Maximum cruise speed is Mach 0.82 (480 kts), with top speed a fraction higher at M0.84. The aircraft’s ceiling is 45,000 ft, which is well out of the way of airline traffic and all but the most towering of storm clouds. The pressurisation system keeps cabin altitude at a maximum of 6,000 ft, and lower when the jet is not at ceiling. This translates, for passengers and crew alike, to less arduous journeys – a key factor considering the Hawker 4000’s maximum range is just under 3,500 nautical miles.
When it is time to return to the ground, landings are softened by trailing link suspension, and both carbon brakes and reverse thrust on the turbofans shorten landing rolls.
At Le Bouget in Paris a group of passengers were getting ready to board the aircraft for a short hop to Moscow. They unwittingly demonstrated another feature of the aircraft by loading box after suitcase after bulky parcel into the rear cargo compartment – which has an almost comical ability to swallow items. Useful load including fuel is about 16,200 lbs. Even with tanks full, and all the equipment on Hawker Beechcraft’s options list on board, there is still more than 1,250 lb of payload left.

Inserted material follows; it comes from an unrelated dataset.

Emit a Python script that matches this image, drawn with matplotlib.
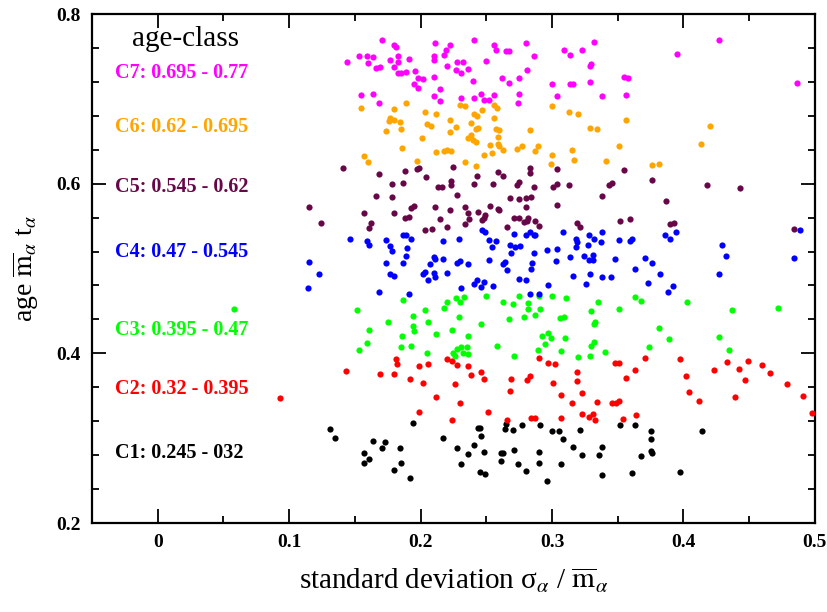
import matplotlib
matplotlib.use('Agg')
import matplotlib.pyplot as plt
from matplotlib.ticker import MultipleLocator
import numpy as np

plt.rcParams['font.family'] = ['Liberation Serif', 'DejaVu Serif']
plt.rcParams['mathtext.fontset'] = 'stix'

# (sigma/m, age) per age class
c7 = np.array([
    (0.171,0.769),(0.180,0.764),(0.181,0.761),(0.211,0.766),(0.222,0.764),(0.241,0.769),(0.256,0.764),
    (0.257,0.758),(0.280,0.766),(0.309,0.758),(0.314,0.752),(0.153,0.751),(0.159,0.750),(0.164,0.749),
    (0.144,0.743),(0.160,0.742),(0.166,0.736),(0.169,0.737),(0.177,0.746),(0.183,0.750),(0.183,0.743),
    (0.191,0.747),(0.180,0.737),(0.183,0.731),(0.185,0.731),(0.189,0.732),(0.196,0.733),(0.198,0.725),
    (0.202,0.723),(0.195,0.717),(0.198,0.713),(0.210,0.750),(0.210,0.746),(0.219,0.757),(0.218,0.752),
    (0.220,0.739),(0.228,0.743),(0.232,0.744),(0.227,0.734),(0.231,0.730),(0.236,0.735),(0.210,0.726),
    (0.215,0.712),(0.210,0.703),(0.215,0.698),(0.240,0.721),(0.250,0.745),(0.231,0.701),(0.241,0.701),
    (0.246,0.706),(0.248,0.699),(0.252,0.699),(0.256,0.705),(0.262,0.725),(0.265,0.756),(0.267,0.756),
    (0.267,0.719),(0.275,0.725),(0.281,0.734),(0.286,0.750),(0.275,0.706),(0.274,0.695),(0.300,0.717),
    (0.304,0.703),(0.314,0.718),(0.155,0.704),(0.164,0.706),(0.168,0.695),(0.316,0.717),(0.332,0.767),
    (0.323,0.758),(0.330,0.741),(0.329,0.739),(0.329,0.720),(0.338,0.703),(0.356,0.705),(0.355,0.726),
    (0.358,0.725),(0.395,0.753),(0.427,0.769),(0.486,0.719)])

c6 = np.array([
    (0.155,0.689),(0.180,0.688),(0.189,0.695),(0.177,0.678),(0.176,0.674),(0.180,0.675),(0.184,0.673),
    (0.174,0.662),(0.185,0.664),(0.203,0.685),(0.212,0.682),(0.205,0.670),(0.208,0.668),(0.201,0.654),
    (0.222,0.675),(0.227,0.667),(0.222,0.661),(0.230,0.693),(0.234,0.691),(0.247,0.687),(0.241,0.682),
    (0.243,0.680),(0.238,0.672),(0.242,0.665),(0.244,0.666),(0.236,0.654),(0.238,0.657),(0.240,0.651),
    (0.242,0.649),(0.256,0.693),(0.258,0.689),(0.256,0.678),(0.257,0.665),(0.260,0.663),(0.259,0.655),
    (0.253,0.646),(0.259,0.647),(0.260,0.644),(0.263,0.640),(0.254,0.636),(0.248,0.634),(0.186,0.642),
    (0.157,0.633),(0.160,0.626),(0.197,0.627),(0.212,0.637),(0.218,0.638),(0.220,0.640),(0.223,0.639),
    (0.234,0.625),(0.242,0.621),(0.273,0.641),(0.277,0.645),(0.287,0.638),(0.289,0.645),(0.283,0.663),
    (0.300,0.691),(0.313,0.684),(0.315,0.640),(0.300,0.634),(0.299,0.623),(0.317,0.628),(0.320,0.682),
    (0.329,0.666),(0.334,0.665),(0.356,0.675),(0.351,0.645),(0.341,0.627),(0.376,0.622),(0.381,0.623),
    (0.420,0.668),(0.413,0.647)])

c5 = np.array([
    (0.141,0.618),(0.168,0.612),(0.188,0.615),(0.197,0.617),(0.199,0.619),(0.204,0.608),(0.178,0.600),
    (0.187,0.601),(0.225,0.620),(0.223,0.603),(0.223,0.599),(0.213,0.596),(0.216,0.596),(0.243,0.609),
    (0.241,0.600),(0.255,0.600),(0.259,0.614),(0.263,0.609),(0.273,0.598),(0.275,0.602),(0.283,0.618),
    (0.283,0.613),(0.286,0.596),(0.304,0.617),(0.301,0.596),(0.304,0.600),(0.313,0.598),(0.166,0.586),
    (0.178,0.584),(0.228,0.587),(0.268,0.583),(0.275,0.582),(0.280,0.583),(0.284,0.584),(0.280,0.573),
    (0.304,0.575),(0.157,0.565),(0.162,0.554),(0.161,0.548),(0.180,0.565),(0.193,0.571),(0.195,0.574),
    (0.188,0.560),(0.191,0.561),(0.203,0.545),(0.209,0.546),(0.211,0.572),(0.215,0.558),(0.220,0.549),
    (0.222,0.569),(0.234,0.573),(0.236,0.566),(0.237,0.558),(0.234,0.552),(0.244,0.567),(0.253,0.574),
    (0.249,0.563),(0.248,0.560),(0.247,0.557),(0.259,0.570),(0.260,0.569),(0.266,0.549),(0.271,0.559),
    (0.275,0.559),(0.279,0.555),(0.281,0.556),(0.282,0.560),(0.287,0.556),(0.290,0.550),(0.343,0.599),
    (0.346,0.601),(0.376,0.604),(0.338,0.585),(0.387,0.580),(0.418,0.598),(0.443,0.595),(0.319,0.554),
    (0.321,0.549),(0.352,0.556),(0.359,0.558),(0.390,0.553),(0.393,0.554),(0.484,0.547),(0.355,0.616),
    (0.115,0.573),(0.124,0.554)])

c4 = np.array([
    (0.115,0.508),(0.123,0.493),(0.114,0.477),(0.146,0.535),(0.159,0.533),(0.161,0.528),(0.174,0.534),
    (0.177,0.527),(0.178,0.521),(0.187,0.539),(0.189,0.540),(0.193,0.535),(0.190,0.524),(0.189,0.515),
    (0.187,0.507),(0.174,0.506),(0.177,0.494),(0.180,0.491),(0.168,0.472),(0.191,0.470),(0.217,0.532),
    (0.229,0.535),(0.210,0.514),(0.211,0.511),(0.217,0.511),(0.207,0.505),(0.228,0.506),(0.230,0.509),
    (0.236,0.505),(0.203,0.496),(0.202,0.493),(0.210,0.495),(0.211,0.490),(0.206,0.486),(0.220,0.495),
    (0.247,0.545),(0.249,0.543),(0.252,0.534),(0.257,0.532),(0.254,0.525),(0.252,0.510),(0.264,0.508),
    (0.263,0.505),(0.266,0.498),(0.268,0.528),(0.269,0.518),(0.272,0.525),(0.276,0.526),(0.271,0.541),
    (0.280,0.539),(0.283,0.543),(0.286,0.540),(0.287,0.540),(0.286,0.518),(0.285,0.506),(0.284,0.500),
    (0.275,0.488),(0.280,0.486),(0.243,0.487),(0.241,0.482),(0.248,0.484),(0.246,0.478),(0.255,0.479),
    (0.231,0.477),(0.283,0.470),(0.290,0.470),(0.297,0.480),(0.296,0.522),(0.304,0.523),(0.308,0.543),
    (0.314,0.513),(0.303,0.509),(0.316,0.491),(0.318,0.535),(0.319,0.531),(0.318,0.525),(0.328,0.539),
    (0.332,0.535),(0.338,0.543),(0.337,0.531),(0.327,0.528),(0.324,0.515),(0.331,0.516),(0.328,0.510),
    (0.331,0.510),(0.329,0.494),(0.338,0.490),(0.345,0.490),(0.326,0.482),(0.348,0.511),(0.351,0.534),
    (0.359,0.532),(0.361,0.535),(0.363,0.500),(0.371,0.512),(0.376,0.506),(0.373,0.483),(0.382,0.494),
    (0.386,0.539),(0.390,0.535),(0.394,0.543),(0.388,0.472),(0.392,0.479),(0.429,0.528),(0.432,0.515),
    (0.427,0.493),(0.489,0.545),(0.484,0.512)])

c3 = np.array([
    (0.058,0.452),(0.187,0.463),(0.152,0.451),(0.175,0.437),(0.161,0.428),(0.159,0.412),(0.153,0.404),
    (0.194,0.444),(0.194,0.432),(0.195,0.426),(0.186,0.421),(0.185,0.408),(0.193,0.409),(0.203,0.451),
    (0.206,0.437),(0.212,0.423),(0.205,0.401),(0.220,0.460),(0.218,0.454),(0.227,0.465),(0.230,0.460),
    (0.233,0.466),(0.229,0.443),(0.224,0.428),(0.236,0.420),(0.228,0.405),(0.231,0.407),(0.235,0.407),
    (0.225,0.401),(0.226,0.397),(0.232,0.401),(0.236,0.399),(0.250,0.468),(0.246,0.435),(0.258,0.409),
    (0.263,0.461),(0.270,0.458),(0.267,0.441),(0.275,0.468),(0.282,0.459),(0.282,0.452),(0.279,0.443),
    (0.287,0.445),(0.291,0.452),(0.290,0.468),(0.300,0.468),(0.311,0.465),(0.306,0.442),(0.309,0.443),
    (0.292,0.420),(0.297,0.424),(0.299,0.418),(0.295,0.411),(0.310,0.418),(0.289,0.404),(0.307,0.403),
    (0.271,0.397),(0.335,0.460),(0.330,0.450),(0.351,0.452),(0.363,0.466),(0.368,0.462),(0.403,0.460),
    (0.437,0.451),(0.472,0.453),(0.332,0.435),(0.333,0.437),(0.381,0.430),(0.389,0.417),(0.427,0.419),
    (0.332,0.413),(0.330,0.409),(0.340,0.402),(0.374,0.408),(0.435,0.404),(0.320,0.396),(0.329,0.397)])

c2 = np.array([
    (0.093,0.347),(0.143,0.379),(0.169,0.376),(0.180,0.376),(0.181,0.393),(0.182,0.387),(0.192,0.370),
    (0.199,0.385),(0.206,0.387),(0.202,0.365),(0.212,0.348),(0.199,0.331),(0.220,0.393),(0.224,0.391),
    (0.228,0.386),(0.226,0.364),(0.230,0.341),(0.224,0.321),(0.236,0.385),(0.238,0.374),(0.246,0.378),
    (0.248,0.370),(0.251,0.331),(0.269,0.370),(0.268,0.356),(0.266,0.322),(0.281,0.369),(0.283,0.373),
    (0.290,0.394),(0.297,0.389),(0.302,0.388),(0.301,0.365),(0.307,0.351),(0.315,0.341),(0.284,0.324),
    (0.287,0.324),(0.307,0.324),(0.319,0.378),(0.319,0.367),(0.323,0.353),(0.323,0.328),(0.328,0.325),
    (0.331,0.328),(0.333,0.321),(0.334,0.343),(0.346,0.341),(0.349,0.341),(0.351,0.344),(0.354,0.323),
    (0.364,0.327),(0.348,0.389),(0.351,0.389),(0.356,0.371),(0.363,0.380),(0.371,0.394),(0.397,0.393),
    (0.402,0.373),(0.404,0.354),(0.412,0.344),(0.423,0.380),(0.433,0.390),(0.442,0.382),(0.449,0.391),
    (0.447,0.368),(0.439,0.348),(0.460,0.386),(0.466,0.377),(0.479,0.364),(0.491,0.350),(0.498,0.330)])

c1 = np.array([
    (0.131,0.311),(0.135,0.300),(0.164,0.297),(0.173,0.295),(0.171,0.288),(0.157,0.283),(0.161,0.275),
    (0.157,0.271),(0.184,0.288),(0.185,0.271),(0.180,0.262),(0.192,0.253),(0.194,0.318),(0.217,0.300),
    (0.228,0.288),(0.231,0.269),(0.236,0.281),(0.241,0.292),(0.244,0.312),(0.245,0.312),(0.246,0.303),
    (0.248,0.284),(0.245,0.260),(0.249,0.258),(0.265,0.317),(0.264,0.311),(0.270,0.310),(0.277,0.315),
    (0.261,0.282),(0.263,0.282),(0.261,0.273),(0.271,0.286),(0.274,0.269),(0.280,0.261),(0.291,0.316),
    (0.290,0.284),(0.290,0.271),(0.296,0.250),(0.300,0.309),(0.305,0.308),(0.308,0.299),(0.307,0.270),
    (0.316,0.290),(0.321,0.310),(0.323,0.280),(0.336,0.280),(0.338,0.290),(0.338,0.257),(0.352,0.315),
    (0.363,0.315),(0.361,0.259),(0.368,0.279),(0.375,0.308),(0.375,0.299),(0.375,0.285),(0.376,0.283),
    (0.397,0.260),(0.414,0.309)])

class_labels = ['C1: 0.245 - 032', 'C2: 0.32 - 0.395', 'C3: 0.395 - 0.47', 'C4: 0.47 - 0.545',
                'C5: 0.545 - 0.62', 'C6: 0.62 - 0.695', 'C7: 0.695 - 0.77']
class_colors = ['black', '#ff0000', '#00ff00', '#0000ff', '#670748', '#ffa500', '#ff00ff']
label_y = [0.2825, 0.358, 0.4275, 0.519, 0.596, 0.667, 0.730]

fig = plt.figure(figsize=(8.27, 6.12), dpi=100)
ax = fig.add_axes([0.1112, 0.1454, 0.8742, 0.8317])

for pts, col in zip([c1, c2, c3, c4, c5, c6, c7], class_colors):
    ax.scatter(pts[:, 0], pts[:, 1], s=20, color=col, linewidths=0, zorder=3)

for lab, col, ly in zip(class_labels, class_colors, label_y):
    ax.text(-0.0325, ly, lab, color=col, fontsize=14.5, fontweight='bold', va='center', ha='left')
ax.text(0.021, 0.7705, 'age-class', fontsize=21, ha='center', va='center')

ax.set_xlim(-0.05, 0.5)
ax.set_ylim(0.2, 0.8)
ax.xaxis.set_major_locator(MultipleLocator(0.1))
ax.xaxis.set_minor_locator(MultipleLocator(0.05))
ax.yaxis.set_major_locator(MultipleLocator(0.2))
ax.yaxis.set_minor_locator(MultipleLocator(0.04))
ax.xaxis.set_major_formatter(plt.FuncFormatter(lambda v, p: '0' if abs(v) < 1e-9 else f'{v:g}'))
ax.tick_params(which='both', direction='in', top=True, right=True, width=1.3)
ax.tick_params(which='major', length=10, labelsize=14, pad=8)
ax.tick_params(which='minor', length=5)
for lbl in ax.get_xticklabels() + ax.get_yticklabels():
    lbl.set_fontweight('bold')
for sp in ax.spines.values():
    sp.set_linewidth(1.6)

ax.set_xlabel('standard deviation σ$_{\\alpha}$ / $\\overline{\\mathrm{m}}_{\\alpha}$', fontsize=21)
ax.set_ylabel('age $\\overline{\\mathrm{m}}_{\\alpha}$ t$_{\\alpha}$', fontsize=20)
ax.xaxis.set_label_coords(0.5, -0.085)
ax.yaxis.set_label_coords(-0.071, 0.5)

fig.savefig('out.png', dpi=100)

The Hawker 4000 has taken a while to come to market. Announced in 1996, first deliveries were originally scheduled for 2001 but slipped to 2008. However, its range and carrying capacity have helped win it customers around the world – the first delivery to a Chinese customer was early this year.
The 4000 I flew is the first to be based in Europe – European certification was won in May this year – and its operator, Hangar 8 of London Oxford Airport, will have it on the charter market this year.
After such long delays to its arrival, the aircraft’s blend of sophisticated systems and large carrying capacity, afforded in part by that composite construction, give it its own niche in the super-midsize class. With a price of about $25m typically equipped, this speedy high-flyer also, as a bonus, undercuts some of its current rivals.
Add in a very healthy turn of speed, though, and the aircraft may be able to make up the ground it lost while it was still on the ground.